At the end of October of 2019, we received a request from a property management firm to inspect a reported bed bug problem. One of our technicians goes out and inspects the unit, and this inspection ultimately leads to the inspection of all the units. However, we were not able to inspect one of the units because the tenant wouldn’t allow us access. Per the property management’s request, we moved ahead and submitted are results, which were two units with bed bugs, one of which was much more heavily infested than the other. We treated both units and conducted our follow-up inspections until we were satisfied that we had solved the problem. Then we found out that the property had traded owners, which means they traded property management companies.

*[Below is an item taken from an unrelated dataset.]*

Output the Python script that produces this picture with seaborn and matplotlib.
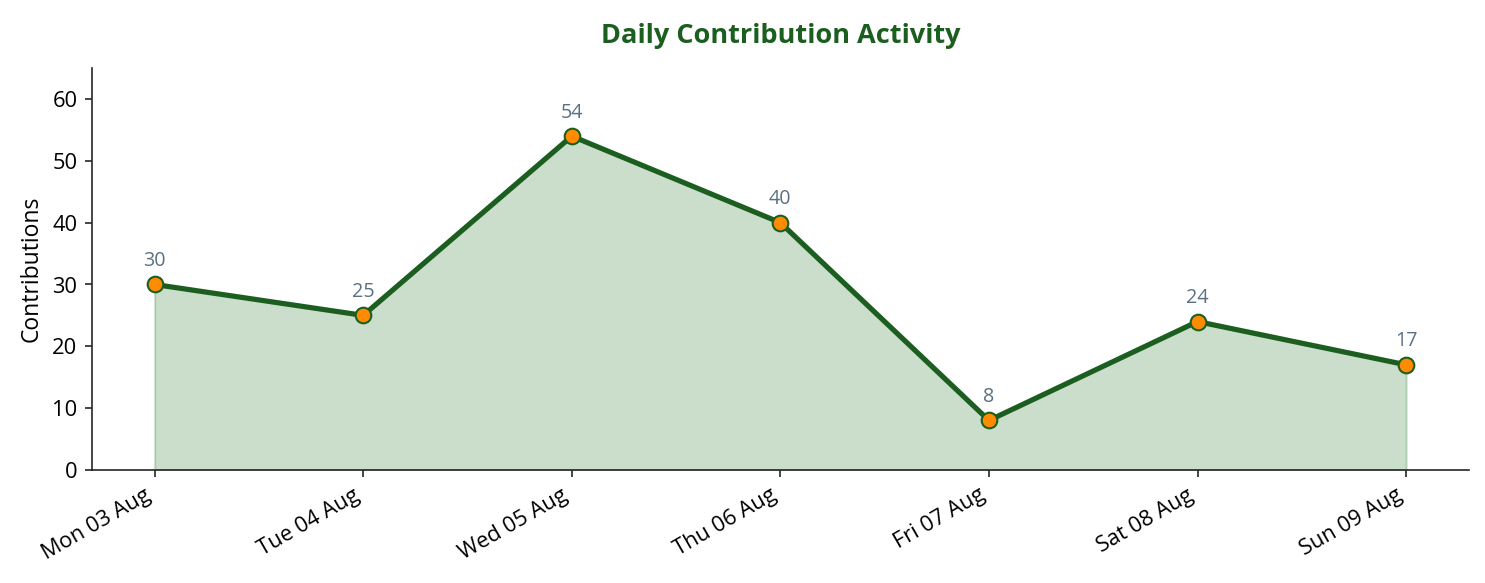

We were contacted about four months later by the new management firm that there were bed bugs in one of the units we treated and bed bugs in a different unit. Again we went out and inspected all the units, except this time we were able to access the unit that denied us. This what we saw:

I wish the pictures above showed the full scope of how bad this infestation was, but we needed to be more focused on eliminating this infestation instead documenting the problem. Just so I’m clear, we had authorization to take these photos and use them to show the public how bad a bed bug infestation can be. PMPs often photograph their work to present field photographs to pesticide developers, entomologists, property management companies and government bodies. We spent six months working on this unit, and the treatment itself caused the bed bugs to scatter to other units in the building, which we also treated. This brought control of the bed bug problems in this building to almost a year and a half, which could have been no more than six months had we gotten full cooperation of all the tenants and the property management company. We are still checking on the units individually to make sure there are no surviving bed bugs.

I’d like the take away from this story to be for anyone out there that lives in an apartment and thinks they may have a bed bug problem. Call your management company and have them send a PMP company out to determine if you do indeed have bed bugs. If you do get a positive confirmation of bed bugs, tell your neighbor tenants. They may have bed bugs as well and be unaware of the problem. Then grow as much support as you can with your fellow neighbors and pressure your management company to have the entire building inspected. I of course understand that finding out that you have bed bugs is embarrassing and disturbing. The last thing you want to do is tell everyone you have bed bugs, but if you live in an apartment, you have a moral obligation to do the right thing and notify your management and notify your neighbors. If you don’t and you leave the problem unaddressed, your infestation will most likely spill over into another neighbors unit, causing them to have the same feelings of embarrassment as you feel. Don’t be the cause of that, be the solution!